STATED GOAL:
Do not copy the pictures; transcribe all other material exactly.

SUPPLIED MATERIAL:
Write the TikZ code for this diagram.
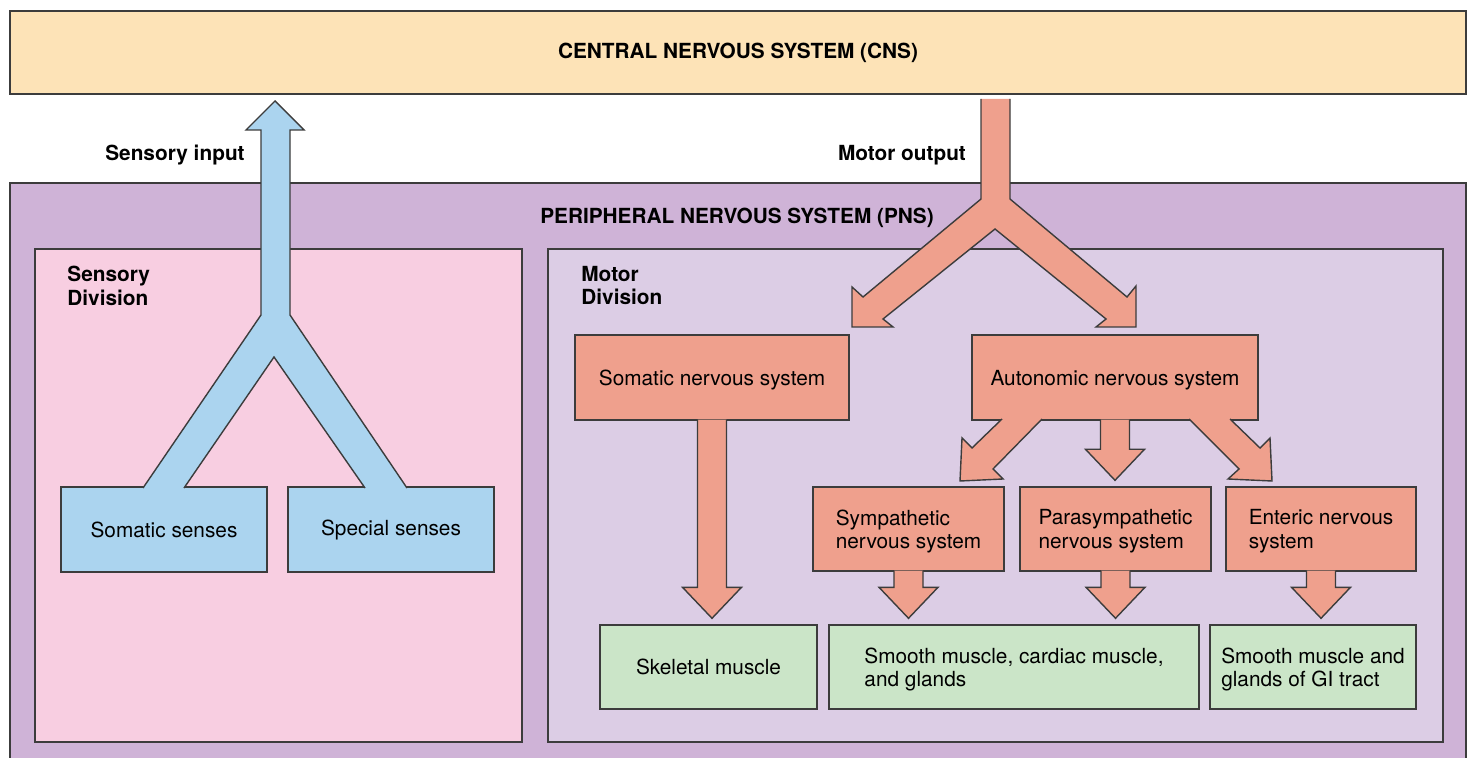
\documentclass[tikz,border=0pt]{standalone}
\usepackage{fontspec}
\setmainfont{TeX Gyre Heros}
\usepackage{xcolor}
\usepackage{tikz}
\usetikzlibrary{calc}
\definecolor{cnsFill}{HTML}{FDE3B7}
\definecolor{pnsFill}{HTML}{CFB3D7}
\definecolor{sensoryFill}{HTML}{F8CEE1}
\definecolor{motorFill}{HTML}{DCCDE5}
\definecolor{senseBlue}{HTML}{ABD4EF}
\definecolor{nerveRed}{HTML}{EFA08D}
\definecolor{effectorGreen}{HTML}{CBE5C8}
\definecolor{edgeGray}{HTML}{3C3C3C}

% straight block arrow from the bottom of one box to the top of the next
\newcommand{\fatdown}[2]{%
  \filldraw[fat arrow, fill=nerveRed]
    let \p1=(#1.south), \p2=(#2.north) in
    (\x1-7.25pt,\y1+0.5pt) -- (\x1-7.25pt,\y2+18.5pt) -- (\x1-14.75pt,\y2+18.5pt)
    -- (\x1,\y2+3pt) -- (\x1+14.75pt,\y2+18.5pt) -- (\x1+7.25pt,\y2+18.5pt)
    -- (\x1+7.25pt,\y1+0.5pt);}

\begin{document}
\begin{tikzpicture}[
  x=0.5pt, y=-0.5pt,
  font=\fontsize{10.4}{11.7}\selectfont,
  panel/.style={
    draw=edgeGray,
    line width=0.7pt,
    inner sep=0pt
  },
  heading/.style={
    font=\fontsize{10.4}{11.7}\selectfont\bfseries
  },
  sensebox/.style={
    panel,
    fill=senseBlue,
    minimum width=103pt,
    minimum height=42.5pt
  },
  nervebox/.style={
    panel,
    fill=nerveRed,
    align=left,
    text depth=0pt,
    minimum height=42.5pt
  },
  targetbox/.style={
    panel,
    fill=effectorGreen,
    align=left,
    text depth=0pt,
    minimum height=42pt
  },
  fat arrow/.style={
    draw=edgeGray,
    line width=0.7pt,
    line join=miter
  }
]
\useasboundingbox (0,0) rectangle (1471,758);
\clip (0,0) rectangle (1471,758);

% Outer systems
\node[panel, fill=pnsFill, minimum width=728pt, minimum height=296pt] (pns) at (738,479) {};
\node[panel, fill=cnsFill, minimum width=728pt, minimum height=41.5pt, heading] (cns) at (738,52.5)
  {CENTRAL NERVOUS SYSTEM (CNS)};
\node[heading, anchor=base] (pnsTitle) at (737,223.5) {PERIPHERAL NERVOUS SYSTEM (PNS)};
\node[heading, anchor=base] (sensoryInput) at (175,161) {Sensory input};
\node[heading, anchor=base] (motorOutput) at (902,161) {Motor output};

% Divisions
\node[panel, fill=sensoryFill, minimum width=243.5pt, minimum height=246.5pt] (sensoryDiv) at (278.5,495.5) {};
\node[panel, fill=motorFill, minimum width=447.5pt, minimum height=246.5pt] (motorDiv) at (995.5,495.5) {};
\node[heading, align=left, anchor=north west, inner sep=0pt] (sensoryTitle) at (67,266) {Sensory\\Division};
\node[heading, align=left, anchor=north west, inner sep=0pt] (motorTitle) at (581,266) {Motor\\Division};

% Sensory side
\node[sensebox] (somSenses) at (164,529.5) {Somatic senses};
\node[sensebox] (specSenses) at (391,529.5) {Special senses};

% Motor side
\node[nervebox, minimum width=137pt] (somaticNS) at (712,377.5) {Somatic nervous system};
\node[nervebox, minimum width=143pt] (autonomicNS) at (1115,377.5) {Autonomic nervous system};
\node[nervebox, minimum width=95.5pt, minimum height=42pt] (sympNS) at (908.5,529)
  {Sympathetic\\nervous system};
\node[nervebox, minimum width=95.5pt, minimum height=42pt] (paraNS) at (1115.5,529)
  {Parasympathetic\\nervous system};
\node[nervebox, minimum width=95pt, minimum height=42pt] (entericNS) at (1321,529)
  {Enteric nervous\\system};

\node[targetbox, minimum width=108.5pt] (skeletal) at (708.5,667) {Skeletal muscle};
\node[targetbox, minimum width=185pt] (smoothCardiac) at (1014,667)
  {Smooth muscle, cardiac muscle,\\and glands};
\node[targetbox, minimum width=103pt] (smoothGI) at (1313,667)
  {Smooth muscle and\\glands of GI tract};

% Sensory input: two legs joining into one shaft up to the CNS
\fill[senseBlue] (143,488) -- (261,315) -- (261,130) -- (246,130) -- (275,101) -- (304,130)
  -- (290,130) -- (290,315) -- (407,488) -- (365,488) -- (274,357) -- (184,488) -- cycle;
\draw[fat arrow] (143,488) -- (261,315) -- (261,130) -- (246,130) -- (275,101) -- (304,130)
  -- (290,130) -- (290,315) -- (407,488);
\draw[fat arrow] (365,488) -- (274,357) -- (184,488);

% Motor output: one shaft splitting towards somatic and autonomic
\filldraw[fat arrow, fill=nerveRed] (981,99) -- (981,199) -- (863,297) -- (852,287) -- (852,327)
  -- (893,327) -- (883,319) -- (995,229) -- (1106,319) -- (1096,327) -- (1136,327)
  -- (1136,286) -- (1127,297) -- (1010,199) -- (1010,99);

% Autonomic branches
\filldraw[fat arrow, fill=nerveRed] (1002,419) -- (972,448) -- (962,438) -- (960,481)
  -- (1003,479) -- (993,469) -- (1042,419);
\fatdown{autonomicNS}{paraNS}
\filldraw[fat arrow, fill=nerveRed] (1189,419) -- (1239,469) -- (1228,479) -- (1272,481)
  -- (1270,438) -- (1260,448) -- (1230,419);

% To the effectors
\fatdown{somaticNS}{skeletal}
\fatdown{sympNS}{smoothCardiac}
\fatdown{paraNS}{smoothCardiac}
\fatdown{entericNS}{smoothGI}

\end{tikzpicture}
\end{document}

EXERCISE RESULT:
Write the TikZ code for this diagram.
\documentclass[tikz,border=0pt]{standalone}
\usepackage{fontspec}
\setmainfont{TeX Gyre Heros}
\usepackage{xcolor}
\usepackage{tikz}
\usetikzlibrary{calc}
\definecolor{cnsFill}{HTML}{FDE3B7}
\definecolor{pnsFill}{HTML}{CFB3D7}
\definecolor{sensoryFill}{HTML}{F8CEE1}
\definecolor{motorFill}{HTML}{DCCDE5}
\definecolor{senseBlue}{HTML}{ABD4EF}
\definecolor{nerveRed}{HTML}{EFA08D}
\definecolor{effectorGreen}{HTML}{CBE5C8}
\definecolor{edgeGray}{HTML}{3C3C3C}

% straight block arrow from the bottom of one box to the top of the next
\newcommand{\fatdown}[2]{%
  \filldraw[fat arrow, fill=nerveRed]
    let \p1=(#1.south), \p2=(#2.north) in
    (\x1-7.25pt,\y1+0.5pt) -- (\x1-7.25pt,\y2+18.5pt) -- (\x1-14.75pt,\y2+18.5pt)
    -- (\x1,\y2+3pt) -- (\x1+14.75pt,\y2+18.5pt) -- (\x1+7.25pt,\y2+18.5pt)
    -- (\x1+7.25pt,\y1+0.5pt);}

\begin{document}
\begin{tikzpicture}[
  x=0.5pt, y=-0.5pt,
  font=\fontsize{10.4}{11.7}\selectfont,
  panel/.style={
    draw=edgeGray,
    line width=0.7pt,
    inner sep=0pt
  },
  heading/.style={
    font=\fontsize{10.4}{11.7}\selectfont\bfseries
  },
  sensebox/.style={
    panel,
    fill=senseBlue,
    minimum width=103pt,
    minimum height=42.5pt
  },
  nervebox/.style={
    panel,
    fill=nerveRed,
    align=left,
    text depth=0pt,
    minimum height=42.5pt
  },
  targetbox/.style={
    panel,
    fill=effectorGreen,
    align=left,
    text depth=0pt,
    minimum height=42pt
  },
  fat arrow/.style={
    draw=edgeGray,
    line width=0.7pt,
    line join=miter
  }
]
\useasboundingbox (0,0) rectangle (1471,758);
\clip (0,0) rectangle (1471,758);

% Outer systems
\node[panel, fill=pnsFill, minimum width=728pt, minimum height=296pt] (pns) at (738,479) {};
\node[panel, fill=cnsFill, minimum width=728pt, minimum height=41.5pt, heading] (cns) at (738,52.5)
  {CENTRAL NERVOUS SYSTEM (CNS)};
\node[heading, anchor=base] (pnsTitle) at (737,223.5) {PERIPHERAL NERVOUS SYSTEM (PNS)};
\node[heading, anchor=base] (sensoryInput) at (175,161) {Sensory input};
\node[heading, anchor=base] (motorOutput) at (902,161) {Motor output};

% Divisions
\node[panel, fill=sensoryFill, minimum width=243.5pt, minimum height=246.5pt] (sensoryDiv) at (278.5,495.5) {};
\node[panel, fill=motorFill, minimum width=447.5pt, minimum height=246.5pt] (motorDiv) at (995.5,495.5) {};
\node[heading, align=left, anchor=north west, inner sep=0pt] (sensoryTitle) at (67,266) {Sensory\\Division};
\node[heading, align=left, anchor=north west, inner sep=0pt] (motorTitle) at (581,266) {Motor\\Division};

% Sensory side
\node[sensebox] (somSenses) at (164,529.5) {Somatic senses};
\node[sensebox] (specSenses) at (391,529.5) {Special senses};

% Motor side
\node[nervebox, minimum width=137pt] (somaticNS) at (712,377.5) {Somatic nervous system};
\node[nervebox, minimum width=143pt] (autonomicNS) at (1115,377.5) {Autonomic nervous system};
\node[nervebox, minimum width=95.5pt, minimum height=42pt] (sympNS) at (908.5,529)
  {Sympathetic\\nervous system};
\node[nervebox, minimum width=95.5pt, minimum height=42pt] (paraNS) at (1115.5,529)
  {Parasympathetic\\nervous system};
\node[nervebox, minimum width=95pt, minimum height=42pt] (entericNS) at (1321,529)
  {Enteric nervous\\system};

\node[targetbox, minimum width=108.5pt] (skeletal) at (708.5,667) {Skeletal muscle};
\node[targetbox, minimum width=185pt] (smoothCardiac) at (1014,667)
  {Smooth muscle, cardiac muscle,\\and glands};
\node[targetbox, minimum width=103pt] (smoothGI) at (1313,667)
  {Smooth muscle and\\glands of GI tract};

% Sensory input: two legs joining into one shaft up to the CNS
\fill[senseBlue] (143,488) -- (261,315) -- (261,130) -- (246,130) -- (275,101) -- (304,130)
  -- (290,130) -- (290,315) -- (407,488) -- (365,488) -- (274,357) -- (184,488) -- cycle;
\draw[fat arrow] (143,488) -- (261,315) -- (261,130) -- (246,130) -- (275,101) -- (304,130)
  -- (290,130) -- (290,315) -- (407,488);
\draw[fat arrow] (365,488) -- (274,357) -- (184,488);

% Motor output: one shaft splitting towards somatic and autonomic
\filldraw[fat arrow, fill=nerveRed] (981,99) -- (981,199) -- (863,297) -- (852,287) -- (852,327)
  -- (893,327) -- (883,319) -- (995,229) -- (1106,319) -- (1096,327) -- (1136,327)
  -- (1136,286) -- (1127,297) -- (1010,199) -- (1010,99);

% Autonomic branches
\filldraw[fat arrow, fill=nerveRed] (1002,419) -- (972,448) -- (962,438) -- (960,481)
  -- (1003,479) -- (993,469) -- (1042,419);
\fatdown{autonomicNS}{paraNS}
\filldraw[fat arrow, fill=nerveRed] (1189,419) -- (1239,469) -- (1228,479) -- (1272,481)
  -- (1270,438) -- (1260,448) -- (1230,419);

% To the effectors
\fatdown{somaticNS}{skeletal}
\fatdown{sympNS}{smoothCardiac}
\fatdown{paraNS}{smoothCardiac}
\fatdown{entericNS}{smoothGI}

\end{tikzpicture}
\end{document}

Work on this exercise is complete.